Sussiste un vivace dibattito in ordine agli effetti della riconciliazione sul regime patrimoniale dei coniugi. L'orientamento prevalente della giurisprudenza è nel senso che la separazione personale costituisce causa di scioglimento della comunione, che è rimossa dalla riconciliazione dei coniugi, dalla quale deriva il ripristino del regime di comunione originariamente adottato; tuttavia, in difetto di alcuna segnalazione esterna dell'evento riconciliativo, secondo le norme generali che governano la pubblicità delle vicende giuridiche a tutela dei terzi ed, ora, secondo il meccanismo di annotazione specificamente predisposto per la riconciliazione, come per la separazione, dei coniugi dagli artt. 63 e 69 del d.P.R. n. 396 del 2000, l'intervenuto nuovo mutamento del regime patrimoniale della famiglia, per ripristino del regime originario di comunione con sovrapposizione a quello di separazione dei beni (conseguente alla precedente separazione personale dei coniugi), pur già operante tra i coniugi stessi, dalla data della loro riconciliazione, non può, però, essere opposto ai terzi che abbiano acquistato in buona fede diritti ignorando la riconciliazione.
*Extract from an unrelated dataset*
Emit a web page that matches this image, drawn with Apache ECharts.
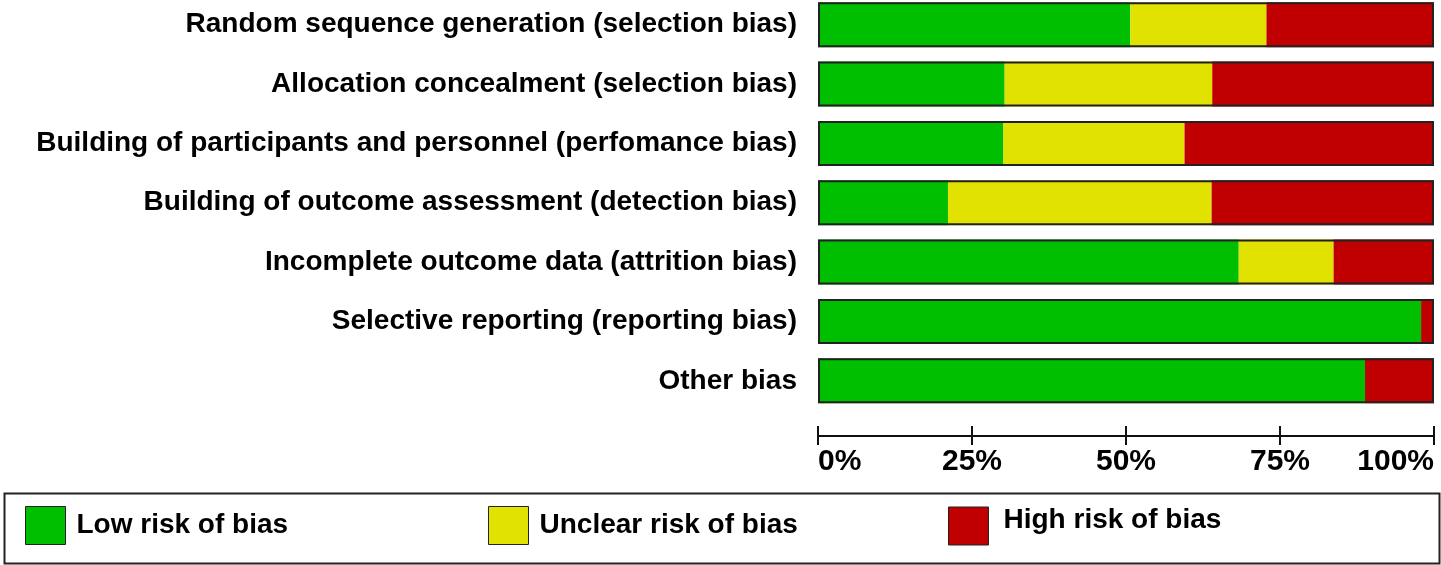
<!DOCTYPE html>
<html>
<head>
<meta charset="utf-8">
<script src="https://cdn.jsdelivr.net/npm/echarts@6/dist/echarts.min.js"></script>
<style>
html,body{margin:0;padding:0;background:#fff;}
#chart{width:1441px;height:565px;}
</style>
</head>
<body>
<div id="chart"></div>
<script>
var categories = [
  'Random sequence generation (selection bias)',
  'Allocation concealment (selection bias)',
  'Building of participants and personnel (perfomance bias)',
  'Building of outcome assessment (detection bias)',
  'Incomplete outcome data (attrition bias)',
  'Selective reporting (reporting bias)',
  'Other bias'
];
var lowRisk     = [50.7, 30.3, 30.1, 21.1, 68.3, 97.9, 88.8];
var unclearRisk = [22.1, 33.7, 29.4, 42.8, 15.4, 0, 0];
var highRisk    = [27.2, 36.0, 40.5, 36.1, 16.3, 2.1, 11.2];
var seriesNames = ['Low risk of bias', 'Unclear risk of bias', 'High risk of bias'];
var axisMin = 0, axisMax = 100, axisStep = 25;
var totals = categories.map(function(){ return 100; });

var GREEN = '#00bf00', YELLOW = '#e2e200', RED = '#c00000';
var FONT = '"Liberation Sans", Arial, sans-serif';

var chart = echarts.init(document.getElementById('chart'));
function legendItem(name, color, left, padBottom, padLeft) {
  return {
    left: left, top: 506, padding: 0, orient: 'horizontal',
    selectedMode: false,
    itemWidth: 40, itemHeight: 38,
    icon: 'rect',
    data: [{ name: name, itemStyle: { color: color, borderColor: '#222', borderWidth: 1 } }],
    formatter: '{t|{name}}',
    textStyle: {
      fontFamily: FONT, fontWeight: 'bold', fontSize: 28, color: '#000', padding: [0, 0, 0, padLeft],
      rich: { t: { fontFamily: FONT, fontWeight: 'bold', fontSize: 28, color: '#000', padding: [0, 0, padBottom, 0] } }
    }
  };
}
chart.setOption({
  animation: false,
  backgroundColor: '#fff',
  grid: [
    { left: 818, width: 616, top: -5, height: 415.5, containLabel: false, outerBoundsMode: 'none' },
    { left: 818, width: 616, top: 426, height: 10, containLabel: false, outerBoundsMode: 'none' }
  ],
  xAxis: [
    { gridIndex: 0, type: 'value', min: axisMin, max: axisMax, show: false },
    { gridIndex: 1, type: 'value', min: axisMin, max: axisMax, interval: axisStep, position: 'bottom',
      axisLine: { show: true, lineStyle: { color: '#111', width: 2 } },
      axisTick: { show: true, length: 9, lineStyle: { color: '#111', width: 2 } },
      splitLine: { show: true, lineStyle: { color: '#111', width: 2 } },
      axisLabel: { formatter: '{value}%', fontFamily: FONT, fontWeight: 'bold', fontSize: 30, color: '#000', margin: 11,
        alignMinLabel: 'left', alignMaxLabel: 'right' }
    }
  ],
  yAxis: [
    { gridIndex: 0, type: 'category', data: categories, inverse: true,
      axisLine: { show: false }, axisTick: { show: false },
      axisLabel: { fontFamily: FONT, fontWeight: 'bold', fontSize: 28, color: '#000', margin: 21 } },
    { gridIndex: 1, type: 'value', show: false }
  ],
  legend: [
    legendItem(seriesNames[0], GREEN, 25, 0, 6),
    legendItem(seriesNames[1], YELLOW, 488, 0, 6),
    legendItem(seriesNames[2], RED, 948, 12, 10)
  ],
  graphic: [{
    type: 'rect', left: 2, top: 491,
    shape: { width: 1435, height: 70 },
    style: { fill: 'none', stroke: '#222', lineWidth: 2 }
  }],
  series: [
    { name: seriesNames[0], type: 'bar', stack: 'risk', data: lowRisk, barWidth: 45, itemStyle: { color: GREEN } },
    { name: seriesNames[1], type: 'bar', stack: 'risk', data: unclearRisk, barWidth: 45, itemStyle: { color: YELLOW } },
    { name: seriesNames[2], type: 'bar', stack: 'risk', data: highRisk, barWidth: 45, itemStyle: { color: RED } },
    { name: 'outline', type: 'bar', data: totals, barWidth: 45, barGap: '-100%', z: 5, silent: true,
      itemStyle: { color: 'rgba(0,0,0,0)', borderColor: '#222', borderWidth: 2 } }
  ]
});
</script>
</body>
</html>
Una diversa interpretazione non sarebbe invero compatibile con i precetti costituzionali di tutela della buona fede dei contraenti e della correttezza del traffico giuridico (artt. 2 e 41 Cost.) che vanno, in materia, bilanciati con il valore della parità dei coniugi anche sul piano economico(artt. 3 e 29 Cost.), e non possono, quindi, essere a quello sacrificati (Cass. n. 18619/2003).

Bibliografia

Bianca, Istituzioni di diritto privato, Milano, 2014; Cian, Trabucchi - a cura di -, Commentario breve al codice civile, Padova, 2011; Finocchiaro, Matrimonio in Comm. S. B., artt. 84 - 158, Bologna - Roma, 1993; Jemolo, in La famiglia e il diritto, in Ann. fac. giur. Univ. Catania, Napoli, 1949, 57; Lipari, Del matrimonio celebrato davanti all'ufficiale dello stato civile in Comm. Dif., II, Padova, 1992; Perlingieri, Manuale di Diritto Civile, Napoli, 2005; Sesta - a cura di -, Codice della famiglia, Milano, 2015.